Capitalizing on the internet opportunity

Opinions about the impact of the internet of customer relationships have evolved over the last 15 years. The prevailing view in the 1990s was that the resulting market transparency would shrink margins and reduce customer loyalty. As firms gained experience with the internet, some replaced their anxiety with enthusiasm over the possibilities for cutting customer service costs while tightening connections with customers. The main view today seems to be that digital technologies - and especially the internet -offer only limited advantages because the applications are readily copied.

Day and Bens surveyed 165 senior US marketing, sales and management information systems managers on the impact of the internet on their ability to manage customer relationships. The research reveals that a quarter of the managers saw the internet as a major opportunity and only 1 per cent viewed it as a major threat. A further 57 per cent saw the internet as a minor opportunity and 13 per cent said it was neither an opportunity nor a threat. Overall, the internet was judged to offer opportunities to reduce customer service costs, while tightening customer relationships by encouraging dialogue, linking more parts of customer contact and facilitating the personalization of communications. Fears of channel conflict, price wars and new business models disrupting their markets were overshadowed by these opportunities.

Firms in business-to-business markets appear to believe that the internet will enable the customers they do not currently serve to find them more easily, and then they have a good chance of being chosen on their merits. At the same time, they have confidence that their current customers will stay with them even after having considered new sources.

Between 32 and 43 per cent of all business-to-business respondents to the Day and Bens survey saw major opportunities to encourage customer feedback and dialogue, facilitate linking more points of customer contact and make it easier to personalize marketing messages. For some firms, the personalization of interactions and communications is a step on the road to using the internet to help customers to design products to their specific requirements. However, only 14 per cent of respondents saw such "mass customization" as a major opportunity, while 35 per cent viewed it as a minor opportunity.

Journal of Business & Industrial Marketing 20/4/5 (2005) 253-259

e Emerald Group Publishing Limited [ISSN 0885-8624]

The size of the opportunity to reduce customer-service costs, because customers can serve themselves, was the third most important determinant of the overall judgement about the internet.

The firms that saw the internet as a major opportunity were operating in market environments that were especially conducive, and were better equipped to exploit the opportunities than their rivals. Firms seeing the greatest opportunity in the internet as a tool for strengthening customer relationships were much better than their rivals at managing customer relationships generally, and had a lower market share rank, which suggests that smaller firms see the internet as a way to add another channel to reach their customers and close the gap with larger rivals that have broader channel systems.

The authors believe that most firms will not realize the expected benefits of the internet. The gains will mainly go to firms that were already good at forging close customer relationships. These leaders were able to anticipate earlier how to use the internet to connect with customers, exploited it faster and implemented the initiative better.

At the peak of internet enthusiasm, extravagant pronouncements were made about the possibilities for reverse auctions, open exchanges, buying groups, infomediaries and name-your-own-price models. But the authors' research confirms that these models have limited or negligible roles in most markets.

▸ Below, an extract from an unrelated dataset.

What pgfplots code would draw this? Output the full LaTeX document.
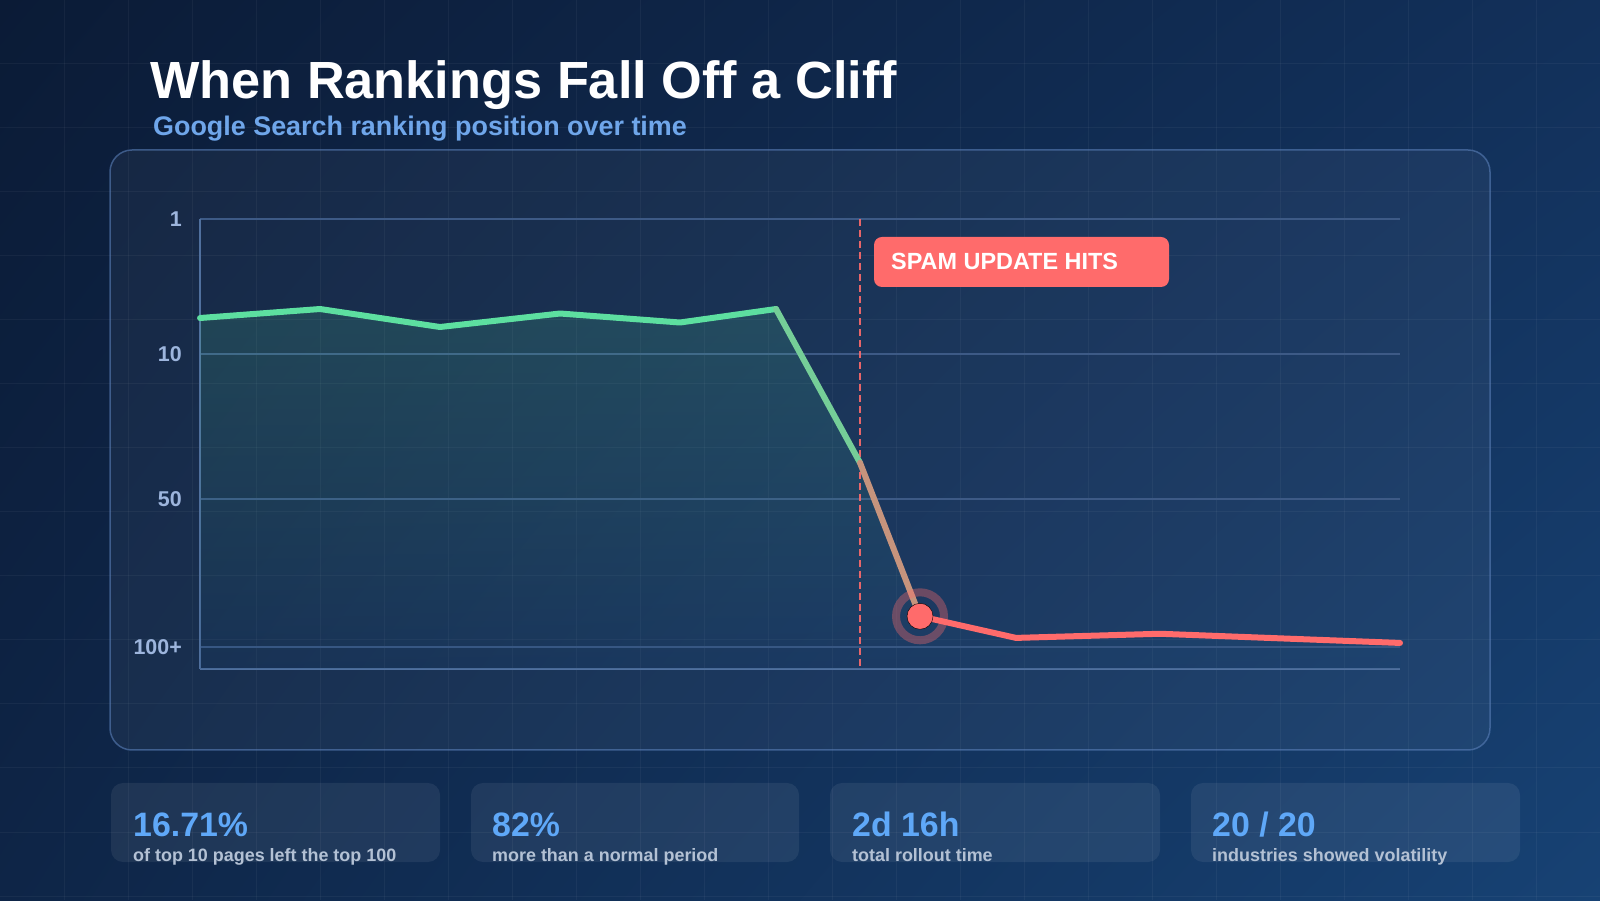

The internet is more than an additional channel to reach customers. When used creatively, it enhances all the other channels. For example, call-centre employees with net-based customer relationship management systems deliver better service, bricks-and-mortar stores using location-based services are found by more customers, and sales people equipped with mobile devices have more information and tools available during their sales calls. Firms need to synchronise the various channels. Customers pick the channel that is most convenient or effective for the situation, and assume that the firm will recognize them at each step of the way. Companies should therefore ensure that when, for example, a customer places an order over the internet the call-centre records are updated, that inventory information is consistent across the channels and that they can return goods to the store. Firms should assess what target customers want from the channel system, then work back to assess how well the current channels meet those needs.

Internet technology is only a tool. Firms need to know how well their internet capability compares with that of their rivals. Companies should therefore ask their best and most demanding customers for a frank assessment. Firms should assess the quality of their present customer relationships and judge whether internet-enabled services based on new market models will strengthen or undermine existing relationships.

Deploying internet and customer relationship management technologies successfully is more about organizational alignment than database management, systems integration and software selection. Internet-enabled customer relationship management has to be managed as a cross-functional initiative that deepens overall capability. It will take strong leadership - including the assignment of a senior manager to spearhead the initiative, cross-functional structures and collective incentives - to motivate functions to work together and ensure a return on investment in technology.